For now, I just want to recapitulate the five “myths” about Fateh that I identified in this mid-June post:
- 1. Fateh is a secular, modernizing movement that is in many ways “just like us” and therefore easy to deal with;
2. Fateh’s leaders are ready and eager for a diplomatic deal with Israel– indeed, so ready and eager that they’ll be ready to make deep concessions on all or most of the core issues (unlike Hamas);
3. Hamas might still be controlling Gaza, but Fateh remains more popular in the West Bank, which has about twice as many votes as Gaza;
4. Mahmoud Abbas is an able representative of, and leader of, his people; and
5. Fateh actually does exist as a coherent and easily unifiable political movement.
The response that Mouin Rabbani sent in to that post is also worth re-reading.
Looking at my five myths, I’d say the events of the conference have thus far borne out the fact that most of them are indeed myths.
Whether the mere fact of this conference having been held means that that Fateh does now “exist as a coherent and easily unifiable political movement” remains to be seen. There is the still mysterious (to me) Maan story about the Fateh leadership in Gaza having all resigned….
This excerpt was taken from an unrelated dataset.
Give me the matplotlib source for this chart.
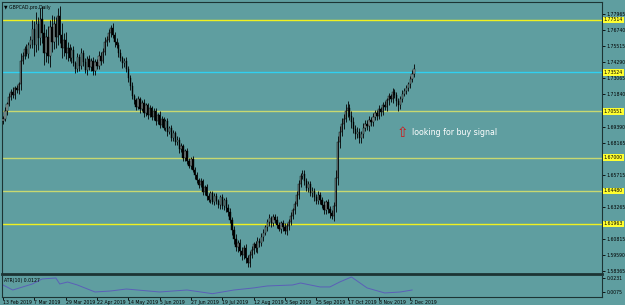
import numpy as np
import pandas as pd
import matplotlib
matplotlib.use("Agg")
import matplotlib.pyplot as plt

# ── Data ───────────────────────────────────────────────────────
dates = pd.bdate_range("2019-02-13", periods=211)

closes = [
    1.7000, 1.7060, 1.7110, 1.7165, 1.7205, 1.7180, 1.7230, 1.7215, 1.7260, 1.7440,
    1.7480, 1.7530, 1.7495, 1.7560, 1.7600, 1.7680, 1.7560, 1.7720, 1.7610, 1.7760,
    1.7650, 1.7500, 1.7620, 1.7480, 1.7700, 1.7580, 1.7720, 1.7620, 1.7780, 1.7640,
    1.7540, 1.7600, 1.7500, 1.7540, 1.7460, 1.7520, 1.7420, 1.7380, 1.7470, 1.7400,
    1.7500, 1.7430, 1.7370, 1.7450, 1.7390, 1.7440, 1.7360, 1.7430, 1.7400, 1.7480,
    1.7440, 1.7510, 1.7580, 1.7600, 1.7650, 1.7690, 1.7640, 1.7580, 1.7560, 1.7500,
    1.7460, 1.7420, 1.7440, 1.7380, 1.7310, 1.7250, 1.7170, 1.7140, 1.7090, 1.7150,
    1.7070, 1.7120, 1.7040, 1.7100, 1.7030, 1.7080, 1.7010, 1.7060, 1.6980, 1.7030,
    1.6950, 1.7000, 1.6930, 1.6980, 1.6900, 1.6930, 1.6850, 1.6890, 1.6820, 1.6840,
    1.6770, 1.6790, 1.6700, 1.6750, 1.6680, 1.6640, 1.6690, 1.6610, 1.6570, 1.6530,
    1.6490, 1.6520, 1.6440, 1.6480, 1.6410, 1.6380, 1.6430, 1.6360, 1.6410, 1.6370,
    1.6340, 1.6400, 1.6330, 1.6380, 1.6320, 1.6290, 1.6230, 1.6150, 1.6080, 1.6020,
    1.6050, 1.5990, 1.5960, 1.6010, 1.5940, 1.5900, 1.5960, 1.6000, 1.6040, 1.6010,
    1.6070, 1.6050, 1.6100, 1.6130, 1.6170, 1.6210, 1.6240, 1.6200, 1.6250, 1.6230,
    1.6190, 1.6160, 1.6200, 1.6170, 1.6140, 1.6180, 1.6210, 1.6260, 1.6300, 1.6350,
    1.6420, 1.6500, 1.6560, 1.6580, 1.6520, 1.6470, 1.6500, 1.6430, 1.6450, 1.6400,
    1.6370, 1.6420, 1.6380, 1.6340, 1.6300, 1.6360, 1.6310, 1.6280, 1.6260, 1.6330,
    1.6550, 1.6820, 1.6900, 1.6960, 1.7000, 1.7060, 1.7080, 1.7020, 1.6970, 1.6920,
    1.6880, 1.6900, 1.6850, 1.6880, 1.6930, 1.6960, 1.6940, 1.6990, 1.6970, 1.7010,
    1.7040, 1.7020, 1.7070, 1.7050, 1.7100, 1.7090, 1.7140, 1.7170, 1.7150, 1.7200,
    1.7180, 1.7130, 1.7100, 1.7150, 1.7190, 1.7210, 1.7230, 1.7260, 1.7300, 1.7340,
    1.7380,
]

# wick lengths in pips above / below the body
wick_up = [
    20, 25, 15, 30, 20, 35, 15, 25, 20, 60, 30, 25, 40, 20, 30,
    70, 60, 90, 50, 80, 100, 70, 60, 85, 50, 90, 65, 55, 60, 75, 90, 50, 60, 45,
    30, 25, 35, 20, 30, 25, 40, 20, 30, 25, 35, 20, 30, 25, 20, 35, 25, 30, 40,
    30, 35, 25, 40, 20, 30, 25, 30, 20, 25, 30, 20, 25, 30, 20,
    20, 25, 15, 20, 25, 15, 20, 25, 15, 20, 20, 15, 25, 20, 15, 20, 25, 15, 20, 25,
    15, 30, 20, 25, 15, 20, 25, 20, 15, 25, 20,
    20, 15, 25, 20, 15, 20, 25, 15, 20, 25, 20, 15, 20, 25, 15, 20, 30, 25, 20, 30,
    40, 25, 30,
    30, 25, 35, 20, 30, 25, 20, 30, 25, 20, 30, 25, 20, 25, 30, 20, 25, 20, 30, 25,
    20, 25, 30, 20, 25, 30, 20, 25, 30, 35, 25, 30,
    25, 30, 20, 25, 30, 20, 25, 30, 20, 25, 30, 20, 25, 20, 25, 30,
    60, 50, 40, 45, 35, 50, 55, 30, 35, 40, 30, 35, 30, 25, 35, 30, 25, 30, 25, 30, 25,
    25, 30, 20, 25, 30, 20, 25, 20, 30, 25, 20, 25, 20, 25, 20, 25, 20, 25, 30, 35,
]
wick_dn = [
    25, 20, 30, 15, 25, 20, 30, 20, 25, 40, 25, 30, 20, 35, 25,
    65, 80, 55, 90, 50, 75, 95, 70, 60, 85, 70, 50, 80, 60, 65, 75, 60, 50, 65,
    25, 35, 20, 30, 25, 35, 20, 30, 25, 35, 20, 30, 25, 30, 20, 25, 35, 20, 25,
    25, 20, 30, 25, 35, 20, 30, 25, 35, 30, 25, 35, 30, 25, 30,
    25, 20, 30, 15, 25, 20, 30, 15, 25, 20, 30, 20, 25, 15, 20, 25, 30, 20, 25, 20,
    25, 20, 30, 25, 20, 25, 30, 20, 25, 20, 30,
    25, 20, 15, 25, 20, 30, 20, 25, 15, 20, 25, 20, 30, 20, 25, 30, 35, 30, 40, 35,
    30, 40, 35,
    35, 30, 40, 30, 35, 25, 30, 25, 35, 30, 25, 30, 20, 25, 30, 25, 20, 30, 25, 20,
    30, 25, 20, 25, 30, 20, 25, 30, 20, 30, 25, 20,
    30, 25, 30, 20, 25, 30, 25, 20, 30, 25, 30, 25, 30, 35, 25, 40,
    40, 60, 45, 35, 40, 30, 45, 35, 40, 30, 35, 30, 35, 40, 30, 25, 30, 35, 25, 30, 25,
    30, 25, 30, 20, 25, 30, 35, 25, 30, 25, 35, 40, 30, 25, 20, 25, 20, 25, 20, 25,
]

# ATR(10) read at a handful of bars
atr_idx = [0, 5, 15, 20, 27, 29, 33, 38, 47, 55, 63, 80, 94, 107, 118, 128, 135,
           148, 152, 162, 167, 172, 178, 186, 195, 203, 209]
atr_val = [0.0153, 0.0097, 0.0164, 0.0220, 0.0231, 0.0164, 0.0186, 0.0153, 0.0075,
           0.0086, 0.0108, 0.0075, 0.0097, 0.0056, 0.0097, 0.0120, 0.0142, 0.0153,
           0.0175, 0.0131, 0.0131, 0.0186, 0.0242, 0.0120, 0.0064, 0.0075, 0.0097]

# horizontal levels drawn on the chart
level_prices = [1.77514, 1.70551, 1.67000, 1.64480, 1.61963]
level_colors = ["#f0f020", "#c8d870", "#c8d870", "#c8d870", "#f0f020"]
cyan_level = 1.73524

price_ticks = [1.58365, 1.59590, 1.60815, 1.62040, 1.63265, 1.64490, 1.65715,
               1.66940, 1.68165, 1.69390, 1.70615, 1.71840, 1.73065, 1.74290,
               1.75515, 1.76740, 1.77965]
# these labels sit under the yellow level boxes
hidden_ticks = [1.62040, 1.64490, 1.66940, 1.70615]

assert len(closes) == len(wick_up) == len(wick_dn) == len(dates)

closes = np.array(closes)
opens = np.concatenate([[1.6980], closes[:-1]])
highs = np.maximum(opens, closes) + np.array(wick_up) / 10000
lows = np.minimum(opens, closes) - np.array(wick_dn) / 10000
x = np.arange(len(closes))

# ── Figure layout (MT4 style) ──────────────────────────────────
BG = "#5f9ea0"
W, H = 625, 305
FS = 3.3
fig = plt.figure(figsize=(W / 100, H / 100), dpi=100, facecolor=BG)
ax = fig.add_axes([2 / W, 1 - 274 / H, 600 / W, 272 / H], facecolor=BG)
ax2 = fig.add_axes([2 / W, 1 - 297 / H, 600 / W, 21 / H], facecolor=BG, sharex=ax)

# ── Candles ────────────────────────────────────────────────────
up = closes >= opens
ax.vlines(x, lows, highs, color="black", lw=0.6, zorder=3)
ax.bar(x[up], (closes - opens)[up], bottom=opens[up], width=0.65,
       color="#8fa3a3", edgecolor="black", lw=0.3, zorder=4)
ax.bar(x[~up], (opens - closes)[~up], bottom=closes[~up], width=0.65,
       color="black", edgecolor="black", lw=0.3, zorder=4)

# ── Levels ─────────────────────────────────────────────────────
def level_label(price):
    ax.text(1.003, price, f"{price:.5f}", transform=ax.get_yaxis_transform(),
            fontsize=FS, va="center", ha="left", color="black", zorder=10,
            bbox=dict(boxstyle="square,pad=0.2", fc="#ffff30", ec="none"),
            clip_on=False)

for lv, c in zip(level_prices, level_colors):
    ax.axhline(lv, color=c, lw=1.0, zorder=2)
    level_label(lv)
ax.axhline(cyan_level, color="#30d0f0", lw=1.0, zorder=2)
level_label(cyan_level)

ax.set_xlim(-0.5, 306)
ax.set_ylim(1.5815, 1.7888)

# right price scale
ax.yaxis.tick_right()
ax.set_yticks(price_ticks)
ax.set_yticklabels(["" if t in hidden_ticks else f"{t:.5f}" for t in price_ticks])
ax.tick_params(axis="y", labelsize=FS, length=2, width=0.6, pad=1.5,
               colors="black")
ax.tick_params(axis="x", bottom=False, labelbottom=False)

# annotation
ax.text(204.3, 1.6893, "⇧", fontsize=10, color="#d01818", ha="center",
        va="center", zorder=6)
ax.text(209, 1.6893, "looking for buy signal", fontsize=5.7, color="white",
        ha="left", va="center", zorder=6)
ax.text(0.004, 0.988, "▼ GBPCAD.pro,Daily", transform=ax.transAxes,
        fontsize=FS, color="black", ha="left", va="top")

# ── ATR panel ──────────────────────────────────────────────────
ax2.plot(atr_idx, atr_val, color="#5b5fb8", lw=0.7)
ax2.set_ylim(0.0019, 0.0253)
ax2.yaxis.tick_right()
ax2.set_yticks([0.0231, 0.0075])
ax2.set_yticklabels(["0.0231", "0.0075"])
ax2.tick_params(axis="y", labelsize=FS, length=2, width=0.6, pad=1.5)
ax2.text(0.004, 0.92, "ATR(10) 0.0127", transform=ax2.transAxes,
         fontsize=FS, color="black", ha="left", va="top")

date_idx = list(range(0, 211, 16))
ax2.set_xticks(date_idx)
ax2.set_xticklabels([f"{dates[i].day} {dates[i]:%b %Y}" for i in date_idx],
                    ha="left")
ax2.tick_params(axis="x", labelsize=FS, length=2, width=0.6, pad=0.5,
                direction="out")

for a in (ax, ax2):
    for s in a.spines.values():
        s.set_color("#1c3434")
        s.set_linewidth(0.8)
ax.spines["bottom"].set_linewidth(2.0)
ax2.spines["top"].set_linewidth(0.0)

fig.savefig("out.png", dpi=100, facecolor=BG)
And also this other story about the results of a recount that led to some serious reshuffling of the names that bracketed the cut-off point for success in the CC election– which led to key Abu Mazen security aide al-Tayyib Abdul-Rahim suddenly getting bumped onto the CC…
So there may still be some serious contestations from within significant organs of Fateh of the result of the recent “elections.” So the legitimacy of the new CC within Fateh as a whole is by no means yet established
(Ouch. A strongly contested election result. What does that remind us of?)
But once again: all this only has any relevance at all if there is some real and hard-hitting peacemaking diplomacy from Washington and other international actors.
If there is no successful and hard-hitting peace diplomacy, then “Fateh”– which at this point is to a large degree the creature of Keith Dayton and all the US-mobilized patronage/peonage funds that have been poured into Ramallah in recent years– will disappear from the scene fairly rapidly.
Fateh’s name, let us remember, both means “victory” and is a reverse acronym for the Harakat al-Tahrir al-Filastiniyya, the Palestinian Liberation Movement. There are still many Fateh members who believe in the goal of national liberation. Whether the newly “re-elected” movement leader Abu Mazen can deliver them even one quarter of what they hope for of course remains to be seen. (The West Bank and Gaza comprise around 23% of the land area of pre-1948 Mandate Palestine.)
Probably you want to see this report on Palestine Now saying:
Israel’s goal from Fatah conference is set Marwan Barghouti at the head of the Palestinian Authority… He is not an extremist as Fatah’s “old Guards” and very popular in the West-Bank and Gaza.